-- start of TASK INPUTS --

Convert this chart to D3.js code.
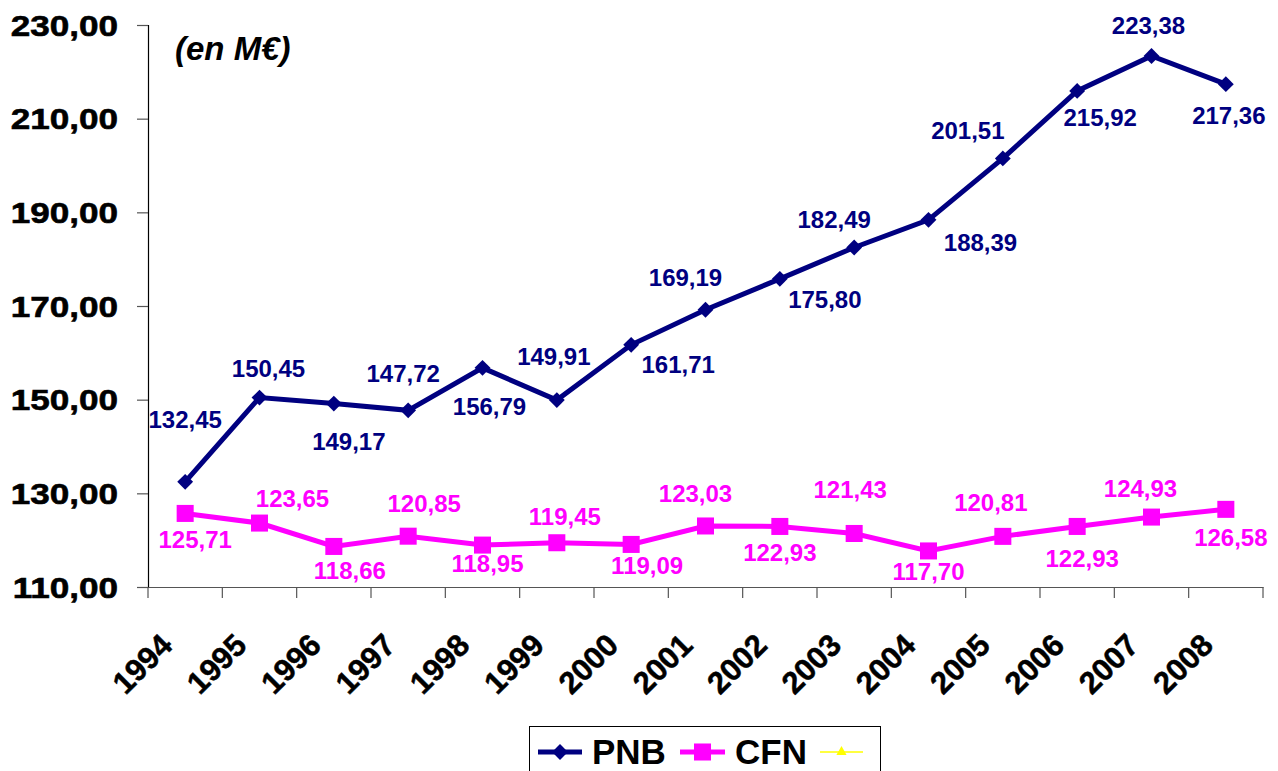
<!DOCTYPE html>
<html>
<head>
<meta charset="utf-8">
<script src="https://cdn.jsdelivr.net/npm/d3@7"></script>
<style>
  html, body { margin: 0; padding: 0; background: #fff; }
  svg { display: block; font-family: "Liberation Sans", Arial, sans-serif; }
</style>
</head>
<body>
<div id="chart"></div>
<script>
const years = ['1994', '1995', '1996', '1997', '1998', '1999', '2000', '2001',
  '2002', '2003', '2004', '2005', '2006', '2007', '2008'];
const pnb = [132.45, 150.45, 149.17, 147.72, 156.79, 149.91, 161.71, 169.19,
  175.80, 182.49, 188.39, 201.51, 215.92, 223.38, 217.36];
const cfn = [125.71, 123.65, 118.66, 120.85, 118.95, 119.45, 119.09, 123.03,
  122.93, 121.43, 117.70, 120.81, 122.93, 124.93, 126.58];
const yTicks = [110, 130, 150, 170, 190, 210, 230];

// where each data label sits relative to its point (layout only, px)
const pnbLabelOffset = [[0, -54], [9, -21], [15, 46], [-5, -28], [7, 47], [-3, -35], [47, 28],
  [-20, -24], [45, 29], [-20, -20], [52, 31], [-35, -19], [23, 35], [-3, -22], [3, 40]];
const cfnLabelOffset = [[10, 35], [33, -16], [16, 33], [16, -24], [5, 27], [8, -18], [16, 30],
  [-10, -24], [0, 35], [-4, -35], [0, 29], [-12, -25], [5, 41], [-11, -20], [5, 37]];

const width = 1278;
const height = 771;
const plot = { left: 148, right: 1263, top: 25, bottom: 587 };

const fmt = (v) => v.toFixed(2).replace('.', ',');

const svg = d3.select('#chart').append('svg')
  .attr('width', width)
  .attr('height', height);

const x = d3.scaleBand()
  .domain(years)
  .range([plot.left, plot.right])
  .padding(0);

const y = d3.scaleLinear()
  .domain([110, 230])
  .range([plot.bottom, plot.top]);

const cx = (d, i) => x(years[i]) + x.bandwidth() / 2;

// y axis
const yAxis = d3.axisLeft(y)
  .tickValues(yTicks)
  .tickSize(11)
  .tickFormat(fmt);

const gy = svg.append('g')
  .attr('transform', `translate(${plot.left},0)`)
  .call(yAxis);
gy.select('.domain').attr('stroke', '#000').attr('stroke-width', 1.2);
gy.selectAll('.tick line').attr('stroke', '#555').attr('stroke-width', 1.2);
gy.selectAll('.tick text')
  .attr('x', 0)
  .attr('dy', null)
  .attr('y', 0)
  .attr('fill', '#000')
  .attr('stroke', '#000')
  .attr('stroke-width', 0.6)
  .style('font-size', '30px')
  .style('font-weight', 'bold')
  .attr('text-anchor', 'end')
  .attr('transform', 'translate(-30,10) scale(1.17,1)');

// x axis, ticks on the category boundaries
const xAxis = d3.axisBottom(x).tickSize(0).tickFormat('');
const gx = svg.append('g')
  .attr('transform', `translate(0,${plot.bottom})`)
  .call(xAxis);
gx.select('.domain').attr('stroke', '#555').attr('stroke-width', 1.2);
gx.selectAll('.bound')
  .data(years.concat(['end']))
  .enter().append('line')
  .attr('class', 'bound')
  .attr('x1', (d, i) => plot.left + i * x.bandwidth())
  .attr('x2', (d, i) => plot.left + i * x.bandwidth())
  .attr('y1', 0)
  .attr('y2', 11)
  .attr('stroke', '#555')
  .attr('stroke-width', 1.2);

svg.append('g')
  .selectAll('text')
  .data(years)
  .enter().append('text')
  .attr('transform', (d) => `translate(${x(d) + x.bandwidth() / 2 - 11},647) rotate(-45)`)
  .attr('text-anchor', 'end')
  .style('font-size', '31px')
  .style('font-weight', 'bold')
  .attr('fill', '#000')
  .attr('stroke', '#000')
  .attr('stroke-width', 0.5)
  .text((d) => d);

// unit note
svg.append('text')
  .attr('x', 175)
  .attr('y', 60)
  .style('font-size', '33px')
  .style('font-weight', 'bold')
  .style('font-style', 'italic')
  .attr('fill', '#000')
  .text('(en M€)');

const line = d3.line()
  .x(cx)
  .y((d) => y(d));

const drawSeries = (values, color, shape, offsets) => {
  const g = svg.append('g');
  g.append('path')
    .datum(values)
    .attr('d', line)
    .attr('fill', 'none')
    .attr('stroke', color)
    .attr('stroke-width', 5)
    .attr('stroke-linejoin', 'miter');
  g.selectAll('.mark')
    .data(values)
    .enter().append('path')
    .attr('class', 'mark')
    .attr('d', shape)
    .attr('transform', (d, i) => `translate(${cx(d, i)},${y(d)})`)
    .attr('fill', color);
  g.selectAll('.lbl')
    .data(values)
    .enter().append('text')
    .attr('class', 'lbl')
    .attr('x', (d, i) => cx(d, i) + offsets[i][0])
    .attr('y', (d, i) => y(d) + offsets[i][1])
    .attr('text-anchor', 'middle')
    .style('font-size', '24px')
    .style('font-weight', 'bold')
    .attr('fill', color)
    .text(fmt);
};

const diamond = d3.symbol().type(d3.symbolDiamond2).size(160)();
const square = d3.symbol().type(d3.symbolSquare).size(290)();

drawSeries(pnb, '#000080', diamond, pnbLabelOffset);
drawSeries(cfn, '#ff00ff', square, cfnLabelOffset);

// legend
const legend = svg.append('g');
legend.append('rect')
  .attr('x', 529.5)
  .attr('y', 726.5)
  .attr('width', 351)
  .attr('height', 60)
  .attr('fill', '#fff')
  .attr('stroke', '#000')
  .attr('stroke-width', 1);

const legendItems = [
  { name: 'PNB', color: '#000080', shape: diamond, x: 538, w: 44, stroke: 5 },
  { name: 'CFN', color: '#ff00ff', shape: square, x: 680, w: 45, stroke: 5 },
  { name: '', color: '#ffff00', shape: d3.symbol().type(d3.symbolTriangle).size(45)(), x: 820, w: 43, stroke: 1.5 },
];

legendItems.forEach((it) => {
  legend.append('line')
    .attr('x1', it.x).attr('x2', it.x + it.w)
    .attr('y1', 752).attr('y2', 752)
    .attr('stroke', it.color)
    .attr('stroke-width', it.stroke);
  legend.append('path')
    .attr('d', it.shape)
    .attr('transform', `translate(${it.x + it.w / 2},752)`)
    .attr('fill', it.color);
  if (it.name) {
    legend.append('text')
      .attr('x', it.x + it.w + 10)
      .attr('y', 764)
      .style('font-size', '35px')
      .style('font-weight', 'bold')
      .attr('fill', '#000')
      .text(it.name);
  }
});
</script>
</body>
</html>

-- end of TASK INPUTS --
-- start of TASK INPUTS --

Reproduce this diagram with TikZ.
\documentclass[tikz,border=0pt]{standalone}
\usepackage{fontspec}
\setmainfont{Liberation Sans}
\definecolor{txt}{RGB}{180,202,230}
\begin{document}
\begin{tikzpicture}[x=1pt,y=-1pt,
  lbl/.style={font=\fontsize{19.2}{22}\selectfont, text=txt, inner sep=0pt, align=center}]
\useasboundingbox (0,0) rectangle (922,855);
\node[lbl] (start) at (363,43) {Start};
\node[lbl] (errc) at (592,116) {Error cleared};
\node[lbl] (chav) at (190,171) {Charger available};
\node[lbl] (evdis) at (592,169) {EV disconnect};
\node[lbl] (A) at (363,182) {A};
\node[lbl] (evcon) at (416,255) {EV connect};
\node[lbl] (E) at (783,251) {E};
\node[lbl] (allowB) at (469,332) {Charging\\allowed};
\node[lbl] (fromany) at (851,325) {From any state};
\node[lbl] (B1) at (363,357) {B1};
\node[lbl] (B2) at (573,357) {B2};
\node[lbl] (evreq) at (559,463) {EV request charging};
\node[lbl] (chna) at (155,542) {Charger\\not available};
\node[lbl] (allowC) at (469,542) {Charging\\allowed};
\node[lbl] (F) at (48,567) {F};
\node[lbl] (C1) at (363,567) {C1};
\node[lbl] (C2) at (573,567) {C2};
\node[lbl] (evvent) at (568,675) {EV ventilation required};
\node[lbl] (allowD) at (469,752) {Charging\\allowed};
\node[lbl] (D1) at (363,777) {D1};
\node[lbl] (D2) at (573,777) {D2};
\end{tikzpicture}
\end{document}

-- end of TASK INPUTS --
-- start of TASK INPUTS --

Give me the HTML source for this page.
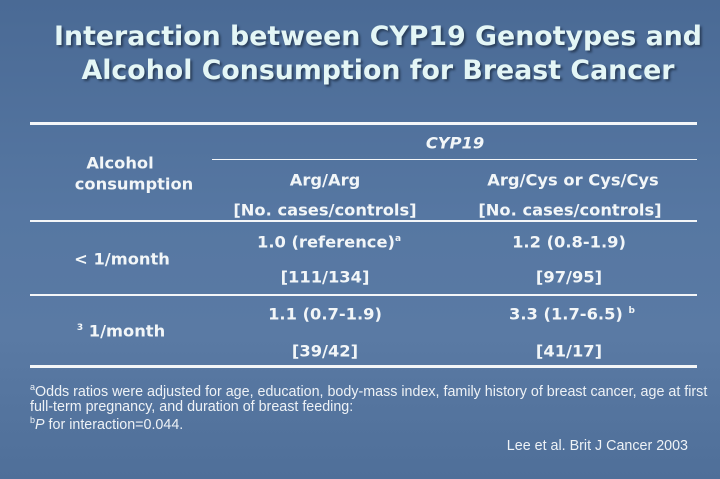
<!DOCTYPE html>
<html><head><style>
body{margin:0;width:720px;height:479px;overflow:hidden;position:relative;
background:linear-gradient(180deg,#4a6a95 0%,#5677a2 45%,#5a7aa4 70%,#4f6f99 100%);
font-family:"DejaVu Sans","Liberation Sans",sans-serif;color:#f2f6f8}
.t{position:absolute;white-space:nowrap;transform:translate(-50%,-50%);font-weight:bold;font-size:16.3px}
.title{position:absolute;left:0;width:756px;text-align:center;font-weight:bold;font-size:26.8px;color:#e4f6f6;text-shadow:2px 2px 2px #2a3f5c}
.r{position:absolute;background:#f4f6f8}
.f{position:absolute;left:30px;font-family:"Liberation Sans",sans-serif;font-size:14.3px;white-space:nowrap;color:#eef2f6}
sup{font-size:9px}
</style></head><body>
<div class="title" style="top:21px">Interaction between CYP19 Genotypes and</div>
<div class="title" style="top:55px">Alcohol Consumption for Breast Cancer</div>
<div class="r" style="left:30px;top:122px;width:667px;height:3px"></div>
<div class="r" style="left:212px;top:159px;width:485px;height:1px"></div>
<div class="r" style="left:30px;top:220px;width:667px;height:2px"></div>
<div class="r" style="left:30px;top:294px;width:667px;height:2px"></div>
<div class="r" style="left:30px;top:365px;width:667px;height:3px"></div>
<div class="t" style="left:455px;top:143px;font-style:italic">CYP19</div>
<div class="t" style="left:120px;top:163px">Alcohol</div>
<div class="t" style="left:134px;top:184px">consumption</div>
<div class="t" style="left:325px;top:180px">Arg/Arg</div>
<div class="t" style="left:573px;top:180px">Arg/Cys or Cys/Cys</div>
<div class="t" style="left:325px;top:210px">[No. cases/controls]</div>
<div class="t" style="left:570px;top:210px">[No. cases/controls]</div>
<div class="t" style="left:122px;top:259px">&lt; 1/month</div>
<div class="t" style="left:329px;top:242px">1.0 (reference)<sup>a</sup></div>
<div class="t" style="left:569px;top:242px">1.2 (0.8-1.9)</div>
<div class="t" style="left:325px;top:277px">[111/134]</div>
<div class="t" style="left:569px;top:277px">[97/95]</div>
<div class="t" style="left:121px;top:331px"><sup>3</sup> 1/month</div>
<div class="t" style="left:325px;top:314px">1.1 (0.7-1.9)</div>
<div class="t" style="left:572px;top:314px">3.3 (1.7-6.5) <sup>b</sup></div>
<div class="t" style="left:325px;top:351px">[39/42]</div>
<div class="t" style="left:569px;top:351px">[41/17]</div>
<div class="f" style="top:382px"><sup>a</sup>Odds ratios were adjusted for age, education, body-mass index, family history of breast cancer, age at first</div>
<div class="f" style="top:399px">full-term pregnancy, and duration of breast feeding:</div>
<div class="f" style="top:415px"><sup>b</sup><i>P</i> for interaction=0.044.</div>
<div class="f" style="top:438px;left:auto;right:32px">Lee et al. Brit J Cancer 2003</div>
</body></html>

-- end of TASK INPUTS --

» **DESCRIPTION OF THE TASK**: Go through the records and show every line with the string "this" in it.

» **THE SOLUTION**:
Convert this chart to D3.js code.
Reproduce this diagram with TikZ.
Give me the HTML source for this page.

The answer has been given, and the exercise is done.